1960 tarihli bir ABD istihbarat raporu, Dimona’daki tesisin yeniden işleme kabiliyeti sayesinde nükleer silah üretimine olanak sağladığını belirtmişti. Amerikan Bilim İnsanları Federasyonu'na göre, 1973 yılı itibarıyla ABD, İsrail'in nükleer silah geliştirdiğine dair kanaat getirmişti.
UAEA denetimi yok
İsrail, nükleer programını bugüne kadar UAEA (Uluslararası Atom Enerjisi Ajansı) denetimine açmadı. Dimona tesisine ne UAEA ne de başka uluslararası gözlemciler erişebildi. 1960’larda bazı ABD’li bilim insanlarının Dimona’ya yaptığı ziyaretlerde tesisin barışçıl amaçlarla kullanıldığı sonucuna varılsa da, bu ziyaretlerden sonra bölgeye dair herhangi bir bağımsız doğrulama yapılmadı.

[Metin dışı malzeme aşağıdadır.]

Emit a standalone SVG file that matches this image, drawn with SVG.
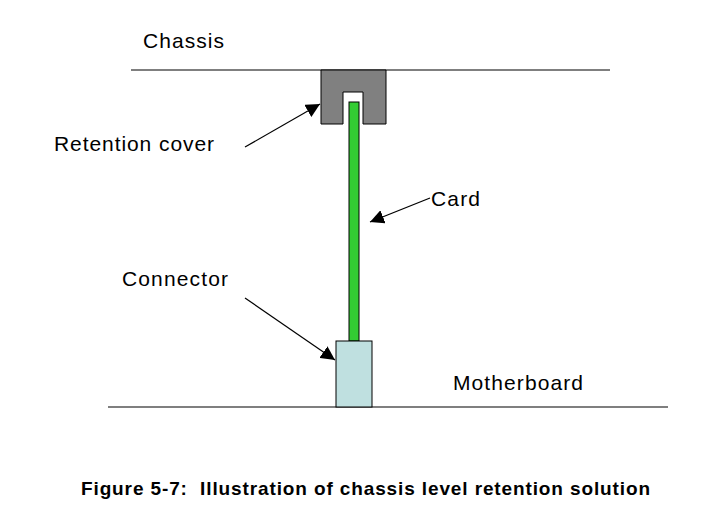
<svg xmlns="http://www.w3.org/2000/svg" width="702" height="511" viewBox="0 0 702 511">
<style>
text{font-family:"Liberation Sans",Arial,sans-serif;font-size:21px;fill:#000}
.ln{stroke:#000;stroke-width:1.2;fill:none}
</style>
<defs><marker id="ah" viewBox="0 0 10 10" refX="10" refY="5" markerWidth="14" markerHeight="14" markerUnits="userSpaceOnUse" orient="auto"><path d="M0,0L10,5L0,10Z" fill="#000"/></marker></defs>
<rect width="702" height="511" fill="#fff"/>
<g id="chassis"><line class="ln" x1="131" y1="70" x2="610" y2="70"/><text x="143" y="48" textLength="81">Chassis</text></g>
<g id="motherboard"><line class="ln" x1="108" y1="407" x2="668" y2="407"/><text x="453" y="390" textLength="130">Motherboard</text></g>
<g id="retention-cover"><path d="M321,70H386V124H363V92H343V124H321Z" fill="#808080" stroke="#000" stroke-width="1"/><text x="54" y="151" textLength="160">Retention cover</text></g>
<g id="card"><rect x="349" y="102" width="10" height="239" fill="#33cc33" stroke="#000" stroke-width="1"/><text x="431" y="206" textLength="49">Card</text></g>
<g id="connector"><rect x="336" y="341" width="36" height="66" fill="#bfe0e0" stroke="#000" stroke-width="1"/><text x="122" y="286" textLength="106">Connector</text></g>
<g id="connectors">
<line class="ln" x1="245" y1="147" x2="320" y2="104" marker-end="url(#ah)"/>
<line class="ln" x1="430" y1="198" x2="370" y2="222" marker-end="url(#ah)"/>
<line class="ln" x1="245" y1="298" x2="335" y2="360" marker-end="url(#ah)"/>
</g>
<text x="81" y="495" xml:space="preserve" textLength="569" style="font-weight:bold;font-size:19px">Figure 5-7:  Illustration of chassis level retention solution</text>
</svg>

Yeni inşaat faaliyetleri uyduyla tespit edildi
Son yıllarda elde edilen uydu görüntüleri, Dimona tesisinde dikkat çeken yeni yapılaşmaları ortaya koydu. Analistlere göre bu durum, ya mevcut tesislerin modernize edildiğine ya da yeni bir nükleer reaktör inşa edildiğine işaret ediyor. İsveç merkezli Stockholm Uluslararası Barış Araştırmaları Enstitüsü (SIPRI), geçtiğimiz hafta yayımladığı raporda bu yapının plütonyum üretimi için güncellendiğini kaydetti.
Plütonyum, hem nükleer silah üretiminde hem de uzay programları gibi barışçıl teknolojilerde kullanılabiliyor. Ancak İsrail’in programı şeffaflık içermediğinden, bu malzemenin hangi amaçla üretildiği ve kullanıldığı sorusu yanıtsız kalıyor.
Nükleer güç ama gölge oyunu
İsrail’in bugüne kadar herhangi bir savaşta nükleer silah kullandığına dair kanıt bulunmasa da, 1967 ve 1973 Arap-İsrail savaşlarında bu silahların kullanıma hazır hale getirildiği öne sürülüyor. 1979’daki “Vela olayı” ile Güney Afrika yakınlarında gerçekleştiği düşünülen nükleer patlama da hâlâ tartışma konusu.
Uzmanlar, İsrail’in nükleer silah programını şeffaflaştırmaması nedeniyle bölgedeki silahlanma yarışının teşvik edildiğini ve bunun özellikle İran gibi ülkelerin nükleer kapasite geliştirme çabalarını hızlandırdığını belirtiyor.